Supporting accessibility in a time with limited education on the topic requires a skilled leader to navigate effectively. A good leader is able to work with you on your barriers, even though they have no prior training or institutional mandate to support you.
Below are examples of green flags1 to look for in a leader before deciding to reach out for their help (based on what you observe from them directly or based on what others report).
🟢 Green Flags 🟢
- They share as much information as possible
- Use their power mindfully and vigilantly
- Create conditions for motivation
- They seek to understand why something is successful as much as they look to understand why efforts were unsuccessful
- Emphasize the importance of personal responsibility
- Understand politics
Here are some red flags2 you should be weary of when disclosing to someone at work (based on what you observe from them directly or based on what others report).
🚩 Red Flags 🚩
- They share the minimum information they can get away with.

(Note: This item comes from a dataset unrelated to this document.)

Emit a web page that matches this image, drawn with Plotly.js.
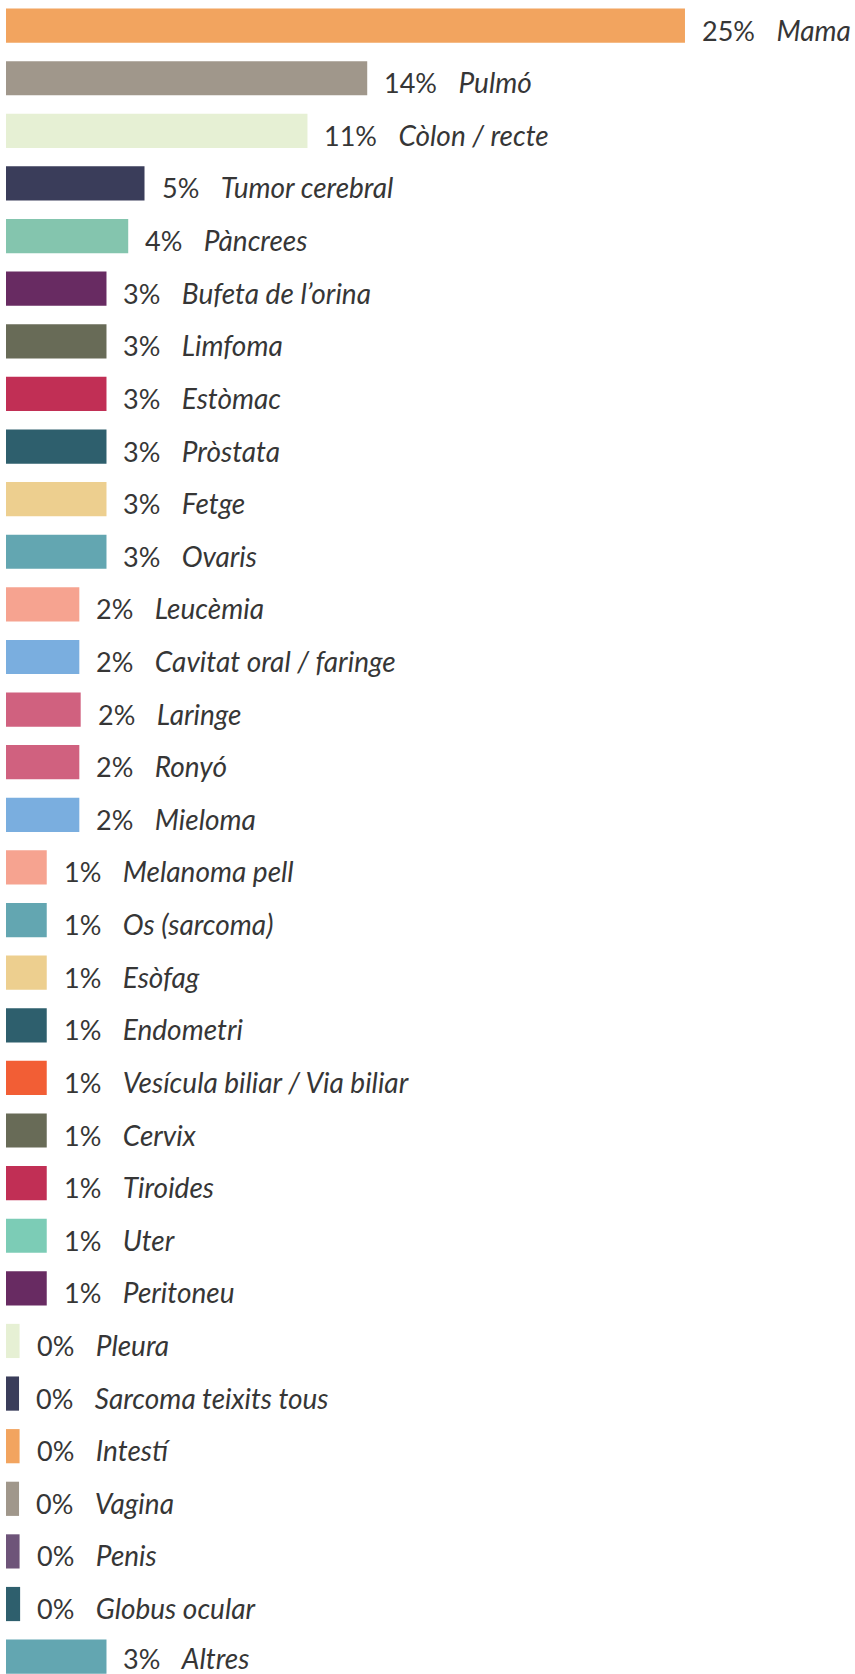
<!DOCTYPE html>
<html>
<head>
<meta charset="utf-8">
<script src="https://cdn.plot.ly/plotly-3.0.1.min.js"></script>
<style>
html,body{margin:0;padding:0;background:#fff;}
#chart{width:855px;height:1674px;}
</style>
</head>
<body>
<div id="chart"></div>
<script>
// Cancer types (Catalan), in display order top to bottom
const categories = [
  "Mama","Pulmó","Còlon / recte","Tumor cerebral","Pàncrees","Bufeta de l’orina",
  "Limfoma","Estòmac","Pròstata","Fetge","Ovaris","Leucèmia","Cavitat oral / faringe",
  "Laringe","Ronyó","Mieloma","Melanoma pell","Os (sarcoma)","Esòfag","Endometri",
  "Vesícula biliar / Via biliar","Cervix","Tiroides","Uter","Peritoneu","Pleura",
  "Sarcoma teixits tous","Intestí","Vagina","Penis","Globus ocular","Altres"
];
// Bar lengths as drawn (percent scale)
const values = [
  25.0, 13.3, 11.1, 5.1, 4.5, 3.7,
  3.7, 3.7, 3.7, 3.7, 3.7, 2.7, 2.7,
  2.75, 2.7, 2.7, 1.5, 1.5, 1.5, 1.5,
  1.5, 1.5, 1.5, 1.5, 1.5, 0.5,
  0.48, 0.5, 0.48, 0.5, 0.52, 3.7
];
// Printed percentage labels
const pctLabels = [
  "25%","14%","11%","5%","4%","3%",
  "3%","3%","3%","3%","3%","2%","2%",
  "2%","2%","2%","1%","1%","1%","1%",
  "1%","1%","1%","1%","1%","0%",
  "0%","0%","0%","0%","0%","3%"
];
const colors = [
  "#F2A45F","#A0978B","#E6F0D4","#3A3D5A","#84C5AE","#682B62",
  "#686B57","#C12F55","#2E5F6D","#EDCF8F","#63A6B1","#F6A390","#7AAEDF",
  "#D0617F","#D0617F","#7AAEDF","#F6A390","#63A6B1","#EDCF8F","#2E5F6D",
  "#F25E35","#686B57","#C12F55","#7CCCB6","#682B62","#E6F0D4",
  "#3A3D5A","#F2A45F","#A0978B","#6E5479","#2E5F6D","#63A6B1"
];

const sp = "\u00a0\u00a0\u00a0";
const trace = {
  type: "bar",
  orientation: "h",
  x: values,
  y: categories,
  marker: {color: colors, line: {width: 0}},
  hoverinfo: "none"
};

const last = categories.length - 1;
const annotations = categories.map((c, i) => ({
  x: values[i],
  y: c,
  xref: "x", yref: "y",
  xanchor: "left", yanchor: "middle",
  xshift: 15, yshift: i === last ? -1 : -4,
  showarrow: false,
  text: '<span style="font-size:27px">' + pctLabels[i] + '</span>' +
        sp + '<i>' + c + '</i>',
  font: {family: "Lato, sans-serif", size: 28, color: "#363636"}
}));

const layout = {
  width: 855, height: 1674,
  margin: {l: 0, r: 0, t: 0, b: 0, pad: 0},
  paper_bgcolor: "#ffffff",
  plot_bgcolor: "#ffffff",
  showlegend: false,
  bargap: 0.35,
  xaxis: {range: [-0.221, 31.26], visible: false, fixedrange: true},
  yaxis: {type: "category", range: [31.33, -0.487], visible: false, fixedrange: true},
  annotations: annotations
};

Plotly.newPlot("chart", [trace], layout, {staticPlot: true, displayModeBar: false});
</script>
</body>
</html>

- Make you question/invalidate your perception of a situation (gaslighting).
- Share private information about colleagues and engage in gossip.
- This suggests that they may do the same to you.
- They may not treat your private medical information with the discretion it deserves.
- They struggle to regulate their emotions, including excessive empathy:
- If you share sensitive information, they may not have the mental control you need in an ally to come to a solution.
- Or they may form distorted memories of your interactions and, lacking institutional training on accessibility in case they have a sudden change in heart about how they feel about helping you, they may claim that you have approached them in an unprofessional manner which exceeds the scope of their responsibilities.
- Only care about understanding why an approach has failed.
- Are political.
- Use their power thoughtlessly or impulsively.
- Use pressure, fear, and power for motivation.
- They tolerate poor behavior if the outcome is productive.
- Afraid to lose their power.
- Struggle to say “no”.
- Leaders who do not have healthy boundaries are more likely to over-commit.
- When this happens they are likely to develop resentment towards the person they help.
- When they become overwhelmed, they may change their mind about what they committed to. You may not be able to rely on them to follow through.
- Even though they care and may accept to make reasonable adjustments, consider the long-term impact that asking for their help will have on your relationship.